### DATA PROVIDED

==============================

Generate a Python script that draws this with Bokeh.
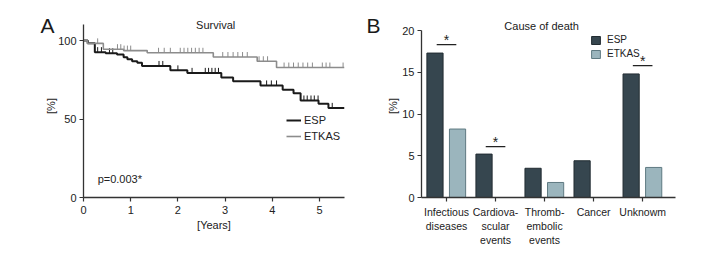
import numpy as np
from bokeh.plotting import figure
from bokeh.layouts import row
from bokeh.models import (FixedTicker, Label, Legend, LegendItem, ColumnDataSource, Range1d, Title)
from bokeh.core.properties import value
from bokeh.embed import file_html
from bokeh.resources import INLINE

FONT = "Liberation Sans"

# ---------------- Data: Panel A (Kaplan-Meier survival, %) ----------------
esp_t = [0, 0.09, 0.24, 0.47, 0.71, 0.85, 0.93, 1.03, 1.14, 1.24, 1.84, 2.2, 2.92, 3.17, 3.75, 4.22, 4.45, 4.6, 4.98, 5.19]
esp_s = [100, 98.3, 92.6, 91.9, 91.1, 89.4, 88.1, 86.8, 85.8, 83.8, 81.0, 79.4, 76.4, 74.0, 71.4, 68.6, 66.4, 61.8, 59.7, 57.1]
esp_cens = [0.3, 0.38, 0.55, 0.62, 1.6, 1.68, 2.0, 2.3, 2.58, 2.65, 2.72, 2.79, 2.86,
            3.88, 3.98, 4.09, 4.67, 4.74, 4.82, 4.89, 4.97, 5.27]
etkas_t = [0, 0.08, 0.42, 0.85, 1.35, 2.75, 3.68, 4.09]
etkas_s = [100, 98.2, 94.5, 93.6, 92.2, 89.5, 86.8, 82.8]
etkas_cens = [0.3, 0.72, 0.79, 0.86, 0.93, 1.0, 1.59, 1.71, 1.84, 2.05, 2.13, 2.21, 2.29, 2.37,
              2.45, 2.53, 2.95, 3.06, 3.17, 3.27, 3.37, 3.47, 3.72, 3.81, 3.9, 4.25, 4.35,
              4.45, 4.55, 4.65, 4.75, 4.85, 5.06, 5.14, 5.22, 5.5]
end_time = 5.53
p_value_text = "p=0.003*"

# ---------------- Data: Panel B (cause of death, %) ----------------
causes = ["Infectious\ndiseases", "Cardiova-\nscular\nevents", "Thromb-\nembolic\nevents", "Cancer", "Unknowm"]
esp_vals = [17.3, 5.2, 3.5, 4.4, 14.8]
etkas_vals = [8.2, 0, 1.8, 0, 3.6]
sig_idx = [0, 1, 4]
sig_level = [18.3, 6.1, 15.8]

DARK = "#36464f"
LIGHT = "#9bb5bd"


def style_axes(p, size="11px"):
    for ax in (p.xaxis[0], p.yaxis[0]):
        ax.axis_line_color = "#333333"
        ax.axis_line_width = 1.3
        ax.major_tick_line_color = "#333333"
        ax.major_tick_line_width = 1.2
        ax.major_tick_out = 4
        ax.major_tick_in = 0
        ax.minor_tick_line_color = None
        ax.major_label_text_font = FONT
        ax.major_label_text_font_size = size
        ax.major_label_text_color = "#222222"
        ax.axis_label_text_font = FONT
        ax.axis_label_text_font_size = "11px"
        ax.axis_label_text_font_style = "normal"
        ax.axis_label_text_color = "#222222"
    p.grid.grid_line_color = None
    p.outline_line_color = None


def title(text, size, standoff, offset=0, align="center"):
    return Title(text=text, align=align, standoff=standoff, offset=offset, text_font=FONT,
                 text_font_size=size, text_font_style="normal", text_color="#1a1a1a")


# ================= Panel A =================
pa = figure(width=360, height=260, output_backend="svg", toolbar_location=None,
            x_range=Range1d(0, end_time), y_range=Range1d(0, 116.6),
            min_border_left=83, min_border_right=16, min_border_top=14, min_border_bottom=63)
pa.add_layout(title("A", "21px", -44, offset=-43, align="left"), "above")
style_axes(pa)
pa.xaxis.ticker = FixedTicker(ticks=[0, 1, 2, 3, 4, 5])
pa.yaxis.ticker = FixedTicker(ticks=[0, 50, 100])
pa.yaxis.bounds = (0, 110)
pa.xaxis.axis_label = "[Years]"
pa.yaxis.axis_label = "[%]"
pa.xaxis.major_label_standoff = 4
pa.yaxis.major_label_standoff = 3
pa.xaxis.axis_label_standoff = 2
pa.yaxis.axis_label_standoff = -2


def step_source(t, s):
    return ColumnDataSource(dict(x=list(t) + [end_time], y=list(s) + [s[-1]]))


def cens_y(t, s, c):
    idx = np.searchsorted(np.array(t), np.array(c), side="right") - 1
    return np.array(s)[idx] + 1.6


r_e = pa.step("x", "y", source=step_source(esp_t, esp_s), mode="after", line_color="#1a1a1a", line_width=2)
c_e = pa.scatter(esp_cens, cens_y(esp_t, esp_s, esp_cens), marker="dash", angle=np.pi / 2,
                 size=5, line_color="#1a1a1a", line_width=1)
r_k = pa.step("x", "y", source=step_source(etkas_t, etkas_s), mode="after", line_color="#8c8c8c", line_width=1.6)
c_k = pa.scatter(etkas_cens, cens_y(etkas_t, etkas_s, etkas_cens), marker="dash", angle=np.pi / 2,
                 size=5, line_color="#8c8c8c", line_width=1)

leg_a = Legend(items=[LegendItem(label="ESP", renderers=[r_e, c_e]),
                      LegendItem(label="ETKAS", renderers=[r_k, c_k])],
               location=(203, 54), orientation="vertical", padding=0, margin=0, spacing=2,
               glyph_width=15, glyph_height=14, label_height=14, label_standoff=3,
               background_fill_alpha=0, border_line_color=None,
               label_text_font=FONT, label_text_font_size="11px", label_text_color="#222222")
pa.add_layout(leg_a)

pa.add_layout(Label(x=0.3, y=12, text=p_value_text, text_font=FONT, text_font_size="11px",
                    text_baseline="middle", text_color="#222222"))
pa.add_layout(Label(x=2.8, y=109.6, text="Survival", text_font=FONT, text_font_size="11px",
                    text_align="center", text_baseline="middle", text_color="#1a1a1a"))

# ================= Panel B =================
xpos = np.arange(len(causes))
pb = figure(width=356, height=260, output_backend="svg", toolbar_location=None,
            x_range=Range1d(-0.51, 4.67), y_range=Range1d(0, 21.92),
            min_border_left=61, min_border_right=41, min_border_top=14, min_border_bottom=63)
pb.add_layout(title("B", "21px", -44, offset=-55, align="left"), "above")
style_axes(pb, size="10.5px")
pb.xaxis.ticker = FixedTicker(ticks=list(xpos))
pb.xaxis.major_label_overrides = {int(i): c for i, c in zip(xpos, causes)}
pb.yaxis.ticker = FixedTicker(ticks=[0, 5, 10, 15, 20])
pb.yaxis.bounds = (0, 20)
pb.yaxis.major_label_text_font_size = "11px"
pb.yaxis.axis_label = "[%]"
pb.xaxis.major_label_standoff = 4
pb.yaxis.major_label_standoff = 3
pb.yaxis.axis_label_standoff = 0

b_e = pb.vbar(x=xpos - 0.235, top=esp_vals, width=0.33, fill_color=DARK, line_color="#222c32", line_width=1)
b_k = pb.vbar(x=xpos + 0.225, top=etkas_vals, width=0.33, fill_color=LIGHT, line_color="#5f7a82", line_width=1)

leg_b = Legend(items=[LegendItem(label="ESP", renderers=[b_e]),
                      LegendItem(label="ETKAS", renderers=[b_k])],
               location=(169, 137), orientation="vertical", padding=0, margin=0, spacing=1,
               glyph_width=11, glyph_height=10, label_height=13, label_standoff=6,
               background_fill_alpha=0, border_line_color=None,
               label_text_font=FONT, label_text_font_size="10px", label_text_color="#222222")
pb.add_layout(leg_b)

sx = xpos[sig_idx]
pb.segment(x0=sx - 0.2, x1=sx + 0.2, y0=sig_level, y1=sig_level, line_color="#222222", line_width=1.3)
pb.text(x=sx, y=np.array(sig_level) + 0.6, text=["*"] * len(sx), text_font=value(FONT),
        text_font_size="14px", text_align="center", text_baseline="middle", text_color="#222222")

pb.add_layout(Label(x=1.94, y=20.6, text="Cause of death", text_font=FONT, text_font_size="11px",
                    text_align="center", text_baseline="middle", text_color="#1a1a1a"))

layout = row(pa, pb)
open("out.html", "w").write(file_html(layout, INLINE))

==============================

Your task is to reproduce exactly the lines from the start of the data above through the line containing "p.outline_line_color = None", leaving every picture out.

### SOLUTION TO THIS PROBLEM
Generate a Python script that draws this with Bokeh.
import numpy as np
from bokeh.plotting import figure
from bokeh.layouts import row
from bokeh.models import (FixedTicker, Label, Legend, LegendItem, ColumnDataSource, Range1d, Title)
from bokeh.core.properties import value
from bokeh.embed import file_html
from bokeh.resources import INLINE

FONT = "Liberation Sans"

# ---------------- Data: Panel A (Kaplan-Meier survival, %) ----------------
esp_t = [0, 0.09, 0.24, 0.47, 0.71, 0.85, 0.93, 1.03, 1.14, 1.24, 1.84, 2.2, 2.92, 3.17, 3.75, 4.22, 4.45, 4.6, 4.98, 5.19]
esp_s = [100, 98.3, 92.6, 91.9, 91.1, 89.4, 88.1, 86.8, 85.8, 83.8, 81.0, 79.4, 76.4, 74.0, 71.4, 68.6, 66.4, 61.8, 59.7, 57.1]
esp_cens = [0.3, 0.38, 0.55, 0.62, 1.6, 1.68, 2.0, 2.3, 2.58, 2.65, 2.72, 2.79, 2.86,
            3.88, 3.98, 4.09, 4.67, 4.74, 4.82, 4.89, 4.97, 5.27]
etkas_t = [0, 0.08, 0.42, 0.85, 1.35, 2.75, 3.68, 4.09]
etkas_s = [100, 98.2, 94.5, 93.6, 92.2, 89.5, 86.8, 82.8]
etkas_cens = [0.3, 0.72, 0.79, 0.86, 0.93, 1.0, 1.59, 1.71, 1.84, 2.05, 2.13, 2.21, 2.29, 2.37,
              2.45, 2.53, 2.95, 3.06, 3.17, 3.27, 3.37, 3.47, 3.72, 3.81, 3.9, 4.25, 4.35,
              4.45, 4.55, 4.65, 4.75, 4.85, 5.06, 5.14, 5.22, 5.5]
end_time = 5.53
p_value_text = "p=0.003*"

# ---------------- Data: Panel B (cause of death, %) ----------------
causes = ["Infectious\ndiseases", "Cardiova-\nscular\nevents", "Thromb-\nembolic\nevents", "Cancer", "Unknowm"]
esp_vals = [17.3, 5.2, 3.5, 4.4, 14.8]
etkas_vals = [8.2, 0, 1.8, 0, 3.6]
sig_idx = [0, 1, 4]
sig_level = [18.3, 6.1, 15.8]

DARK = "#36464f"
LIGHT = "#9bb5bd"


def style_axes(p, size="11px"):
    for ax in (p.xaxis[0], p.yaxis[0]):
        ax.axis_line_color = "#333333"
        ax.axis_line_width = 1.3
        ax.major_tick_line_color = "#333333"
        ax.major_tick_line_width = 1.2
        ax.major_tick_out = 4
        ax.major_tick_in = 0
        ax.minor_tick_line_color = None
        ax.major_label_text_font = FONT
        ax.major_label_text_font_size = size
        ax.major_label_text_color = "#222222"
        ax.axis_label_text_font = FONT
        ax.axis_label_text_font_size = "11px"
        ax.axis_label_text_font_style = "normal"
        ax.axis_label_text_color = "#222222"
    p.grid.grid_line_color = None
    p.outline_line_color = None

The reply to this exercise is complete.